1.1.1、Dynamic Allocation
1.1.1.1 参数说明
- 1.2 版本
参数名及默认值 | 含义 |
---|---|
spark.dynamicAllocation.enabled = false | 是否开启动态资源分配,主要是基于集群负载分配executor |
spark.dynamicAllocation.executorIdleTimeout=60s | executor空闲时间达到规定值,则将该executor移除。 |
spark.dynamicAllocation.maxExecutors=infinity | 最多使用的executor数,默认为你申请的最大executor数 |
spark.dynamicAllocation.minExecutors=0 | 最少保留的executor数 |
spark.dynamicAllocation.schedulerBacklogTimeout=1s | 有task等待运行时间超过该值后开始启动executor |
spark.dynamicAllocation.sustainedSchedulerBacklogTimeout=schedulerBacklogTimeout | 动态启动executor的间隔 |
- 1.3 版本
参数名及默认值 | 含义 |
---|---|
spark.dynamicAllocation.initialExecutors=spark.dynamicAllocation.minExecutors | 启动的初始executor数 |
- 1.4版本
参数名及默认值 | 含义 |
---|---|
spark.dynamicAllocation.cachedExecutorIdleTimeout=infinity | 缓存了数据的executor如果超过该值仍然空闲 会被移除 |
- 2.4版本
参数名及默认值 | 含义 |
---|---|
spark.dynamicAllocation.executorAllocationRatio=1 | 默认动态分配会请求很多executor以实现最大并行度,但对于小任务而言,该策略反而会造成资源浪费。
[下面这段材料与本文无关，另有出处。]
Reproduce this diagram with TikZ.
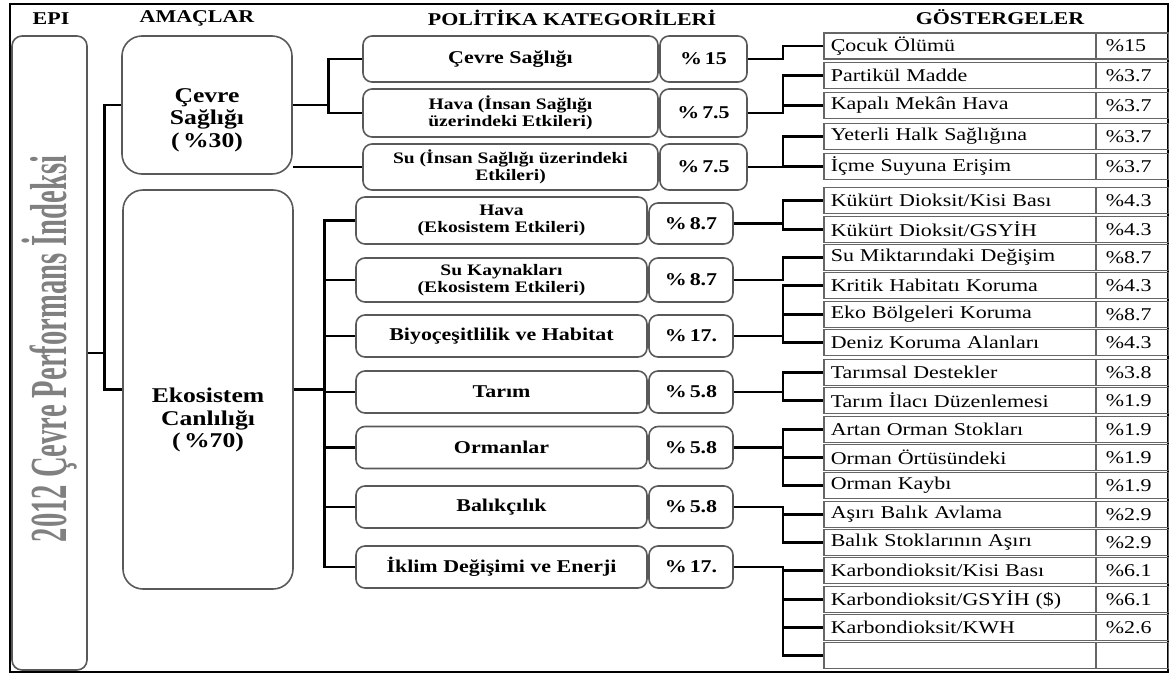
\documentclass[tikz,border=0pt]{standalone}
\usepackage{graphicx}
\usepackage{fontspec}
\setmainfont{Liberation Serif}[FakeStretch=1.22]
\newfontfamily\epifont{Liberation Serif}
\usetikzlibrary{positioning, calc}

\begin{document}
\begin{tikzpicture}[x=1pt, y=-1pt,
    frame/.style={draw, line width=2pt},
    link/.style={line width=2.8pt},
    head/.style={font=\bfseries\fontsize{18}{20}\selectfont},
    goalbox/.style={draw=black!65, line width=1.6pt, rounded corners=20pt, minimum width=170pt},
    goaltext/.style={align=center, font=\bfseries\fontsize{21}{22.5}\selectfont},
    catbox/.style={draw=black!65, line width=1.6pt, rounded corners=9pt, align=center, inner sep=0pt,
      font=\bfseries\fontsize{18}{17}\selectfont},
    smallcat/.style={font=\bfseries\fontsize{16}{17}\selectfont},
    indcell/.style={draw=black!60, line width=1.6pt, anchor=west, minimum height=26pt, inner ysep=0pt,
      inner xsep=7pt, text width=258pt, align=left, font=\fontsize{18}{20}\selectfont},
    valcell/.style={draw=black!60, line width=1.6pt, anchor=west, minimum height=26pt, inner ysep=0pt,
      inner xsep=10pt, text width=53pt, align=left, font=\fontsize{18}{20}\selectfont}]
  \useasboundingbox (0,0) rectangle (1169,675);
  \draw[frame] (10,4) rectangle (1168,672);

  % column headers
  \node[head] (hepi) at (51,19) {EPI};
  \node[head] (hgoal) at (197,18) {AMAÇLAR};
  \node[head] (hcat) at (572,18) {POLİTİKA KATEGORİLERİ};
  \node[head] (hind) at (1000,17) {GÖSTERGELER};

  % EPI
  \node[draw=black!65, line width=1.6pt, rounded corners=10pt, minimum width=75pt, minimum height=634pt] (epibox) at (49.5,353) {};
  \node[rotate=90, text=black!50] (epititle) at (50,349)
    {\scalebox{0.55}[1]{\epifont\bfseries\fontsize{52}{52}\selectfont 2012 Çevre Performans İndeksi}};

  % goals
  \node[goalbox, minimum height=138pt] (cevgoal) at (207,105) {};
  \node[goaltext] (cevgoaltext) at (207,120) {Çevre\\Sağlığı\\(\,\%30)};
  \node[goalbox, minimum height=399pt] (ekogoal) at (208,389.5) {};
  \node[goaltext] (ekogoaltext) at (208,420) {Ekosistem\\Canlılığı\\(\,\%70)};

  % policy categories
  \node[catbox, minimum width=295pt, minimum height=46pt] (cat1) at (510.5,59) {Çevre Sağlığı};
  \node[catbox, minimum width=87pt, minimum height=46pt] (pct1) at (703.5,59) {\%\,15};
  \node[catbox, smallcat, minimum width=295pt, minimum height=48pt] (cat2) at (510.5,113) {Hava (İnsan Sağlığı\\üzerindeki Etkileri)};
  \node[catbox, minimum width=87pt, minimum height=48pt] (pct2) at (703.5,113) {\%\,7.5};
  \node[catbox, smallcat, minimum width=295pt, minimum height=46pt] (cat3) at (510.5,167) {Su (İnsan Sağlığı üzerindeki\\Etkileri)};
  \node[catbox, minimum width=87pt, minimum height=46pt] (pct3) at (703.5,167) {\%\,7.5};

  \node[catbox, smallcat, minimum width=291pt, minimum height=47pt] (cat4) at (501.5,220.5) {Hava\\(Ekosistem Etkileri)};
  \node[catbox, minimum width=84pt, minimum height=41pt] (pct4) at (691,223.5) {\%\,8.7};
  \node[catbox, smallcat, minimum width=291pt, minimum height=44pt] (cat5) at (501.5,280) {Su Kaynakları\\(Ekosistem Etkileri)};
  \node[catbox, minimum width=84pt, minimum height=44pt] (pct5) at (691,280) {\%\,8.7};
  \node[catbox, minimum width=291pt, minimum height=42pt] (cat6) at (501.5,336) {Biyoçeşitlilik ve Habitat};
  \node[catbox, minimum width=84pt, minimum height=42pt] (pct6) at (691,336) {\%\,17.};
  \node[catbox, minimum width=291pt, minimum height=42pt] (cat7) at (501.5,392) {Tarım};
  \node[catbox, minimum width=84pt, minimum height=42pt] (pct7) at (691,392) {\%\,5.8};
  \node[catbox, minimum width=291pt, minimum height=42pt] (cat8) at (501.5,447.5) {Ormanlar};
  \node[catbox, minimum width=84pt, minimum height=42pt] (pct8) at (691,447.5) {\%\,5.8};
  \node[catbox, minimum width=291pt, minimum height=42pt] (cat9) at (501.5,507) {Balıkçılık};
  \node[catbox, minimum width=84pt, minimum height=42pt] (pct9) at (691,507) {\%\,5.8};
  \node[catbox, minimum width=291pt, minimum height=42pt] (cat10) at (501.5,567) {İklim Değişimi ve Enerji};
  \node[catbox, minimum width=84pt, minimum height=42pt] (pct10) at (691,567) {\%\,17.};

  % indicators
  \node[indcell] (ind1) at (823,46) {Çocuk Ölümü};
  \node[valcell] (val1) at (1095,46) {\%15};
  \node[indcell] (ind2) at (823,75.5) {Partikül Madde};
  \node[valcell] (val2) at (1095,75.5) {\%3.7};
  \node[indcell] (ind3) at (823,105.5) {Kapalı Mekân Hava};
  \node[valcell] (val3) at (1095,105.5) {\%3.7};
  \node[indcell] (ind4) at (823,136.5) {Yeterli Halk Sağlığına};
  \node[valcell] (val4) at (1095,136.5) {\%3.7};
  \node[indcell] (ind5) at (823,166.5) {İçme Suyuna Erişim};
  \node[valcell] (val5) at (1095,166.5) {\%3.7};
  \node[indcell] (ind6) at (823,200.5) {Kükürt Dioksit/Kisi Bası};
  \node[valcell] (val6) at (1095,200.5) {\%4.3};
  \node[indcell] (ind7) at (823,229.5) {Kükürt Dioksit/GSYİH};
  \node[valcell] (val7) at (1095,229.5) {\%4.3};
  \node[indcell] (ind8) at (823,257.5) {Su Miktarındaki Değişim};
  \node[valcell] (val8) at (1095,257.5) {\%8.7};
  \node[indcell] (ind9) at (823,285.5) {Kritik Habitatı Koruma};
  \node[valcell] (val9) at (1095,285.5) {\%4.3};
  \node[indcell] (ind10) at (823,314.5) {Eko Bölgeleri Koruma};
  \node[valcell] (val10) at (1095,314.5) {\%8.7};
  \node[indcell] (ind11) at (823,342.5) {Deniz Koruma Alanları};
  \node[valcell] (val11) at (1095,342.5) {\%4.3};
  \node[indcell] (ind12) at (823,372.5) {Tarımsal Destekler};
  \node[valcell] (val12) at (1095,372.5) {\%3.8};
  \node[indcell] (ind13) at (823,400.5) {Tarım İlacı Düzenlemesi};
  \node[valcell] (val13) at (1095,400.5) {\%1.9};
  \node[indcell] (ind14) at (823,429.5) {Artan Orman Stokları};
  \node[valcell] (val14) at (1095,429.5) {\%1.9};
  \node[indcell] (ind15) at (823,457.5) {Orman Örtüsündeki};
  \node[valcell] (val15) at (1095,457.5) {\%1.9};
  \node[indcell] (ind16) at (823,485.5) {Orman Kaybı};
  \node[valcell] (val16) at (1095,485.5) {\%1.9};
  \node[indcell] (ind17) at (823,514.5) {Aşırı Balık Avlama};
  \node[valcell] (val17) at (1095,514.5) {\%2.9};
  \node[indcell] (ind18) at (823,542.5) {Balık Stoklarının Aşırı};
  \node[valcell] (val18) at (1095,542.5) {\%2.9};
  \node[indcell] (ind19) at (823,570.5) {Karbondioksit/Kisi Bası};
  \node[valcell] (val19) at (1095,570.5) {\%6.1};
  \node[indcell] (ind20) at (823,599.5) {Karbondioksit/GSYİH (\$)};
  \node[valcell] (val20) at (1095,599.5) {\%6.1};
  \node[indcell] (ind21) at (823,627.5) {Karbondioksit/KWH};
  \node[valcell] (val21) at (1095,627.5) {\%2.6};
  \node[indcell] (ind22) at (823,655.5) {};
  \node[valcell] (val22) at (1095,655.5) {};

  % connectors
  \draw[link] (epibox.east) -- ++(17,0) |- (cevgoal.west);
  \draw[link] (epibox.east) -- ++(17,0) |- (ekogoal.west);

  \draw[link] (cevgoal.east) -- ++(36,0) |- (cat1.west);
  \draw[link] (cevgoal.east) -- ++(36,0) |- (cat2.west);
  \draw[link] (cevgoal.east |- cat3.west) -- (cat3.west);

  \draw[link] (ekogoal.east) -- ++(31,0) |- (cat4.west);
  \draw[link] (ekogoal.east) -- ++(31,0) |- (cat5.west);
  \draw[link] (ekogoal.east) -- ++(31,0) |- (cat6.west);
  \draw[link] (ekogoal.east) -- ++(31,0) |- (cat7.west);
  \draw[link] (ekogoal.east) -- ++(31,0) |- (cat8.west);
  \draw[link] (ekogoal.east) -- ++(31,0) |- (cat9.west);
  \draw[link] (ekogoal.east) -- ++(31,0) |- (cat10.west);

  \coordinate (bus) at (783,0);
  \draw[link] (pct1.east) -- (pct1.east -| bus) |- (ind1.west);
  \draw[link] (pct2.east) -- (pct2.east -| bus) |- (ind2.west) (pct2.east -| bus) |- (ind3.west);
  \draw[link] (pct3.east) -- (pct3.east -| bus) |- (ind4.west) (pct3.east -| bus) |- (ind5.west);
  \draw[link] (pct4.east) -- (pct4.east -| bus) |- (ind6.west) (pct4.east -| bus) |- (ind7.west);
  \draw[link] (pct5.east) -- (pct5.east -| bus) |- (ind8.west);
  \draw[link] (pct6.east) -- (pct6.east -| bus) |- (ind9.west) (pct6.east -| bus) |- (ind10.west)
    (pct6.east -| bus) |- (ind11.west);
  \draw[link] (pct7.east) -- (pct7.east -| bus) |- (ind12.west) (pct7.east -| bus) |- (ind13.west);
  \draw[link] (pct8.east) -- (pct8.east -| bus) |- (ind14.west) (pct8.east -| bus) |- (ind15.west)
    (pct8.east -| bus) |- (ind16.west);
  \draw[link] (pct9.east) -- (pct9.east -| bus) |- (ind17.west) (pct9.east -| bus) |- (ind18.west);
  \draw[link] (pct10.east) -- (pct10.east -| bus) |- (ind19.west) (pct10.east -| bus) |- (ind20.west)
    (pct10.east -| bus) |- (ind21.west) (pct10.east -| bus) |- (ind22.west);
\end{tikzpicture}
\end{document}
该值会受最大最小executor数的影响 |
- 3.0版本
参数名及默认值 | 含义 |
---|---|
spark.dynamicAllocation.shuffleTracking.enabled=false | 为executor开启shuffle文件跟踪(即存储shuffle数据),避免动态分配依赖外部shuffle服务。 |
spark.dynamicAllocation.shuffleTracking.timeout=infinity | 当shuffle跟踪开启后,控制executor存储shuffle数据的超时时间, |
1.1.1.2 源码分析
最开始生效位置 : org.apache.spark.SparkContext#_executorAllocationManager
// 动态分配参数必须 在非local环境下才能生效,
val dynamicAllocationEnabled = Utils.isDynamicAllocationEnabled(_conf)
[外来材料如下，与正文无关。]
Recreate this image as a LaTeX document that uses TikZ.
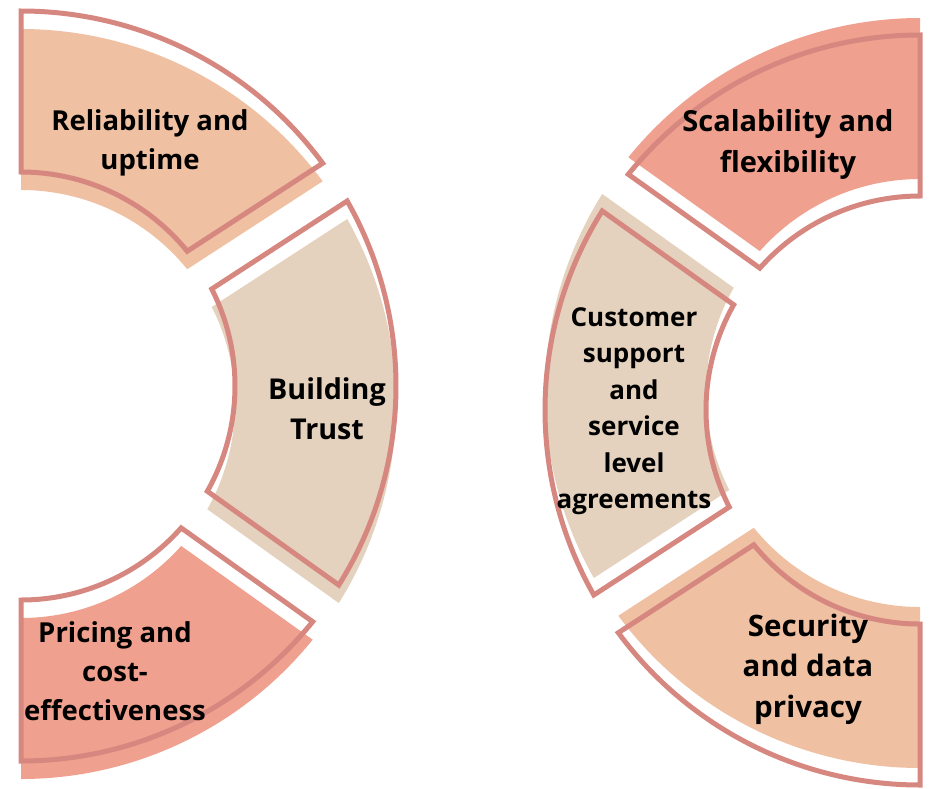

_executorAllocationManager =
if (dynamicAllocationEnabled) {
schedulerBackend match {
case b: ExecutorAllocationClient =>
// 动态分配资源交给 动态分配管理器对象来 实现
Some(new ExecutorAllocationManager(
schedulerBackend.asInstanceOf[ExecutorAllocationClient], listenerBus, _conf,
cleaner = cleaner, resourceProfileManager = resourceProfileManager))
case _ =>
None
}
} else {
None
}
// 调用 ExecutorAllocationManager 的start方法
_executorAllocationManager.foreach(_.start())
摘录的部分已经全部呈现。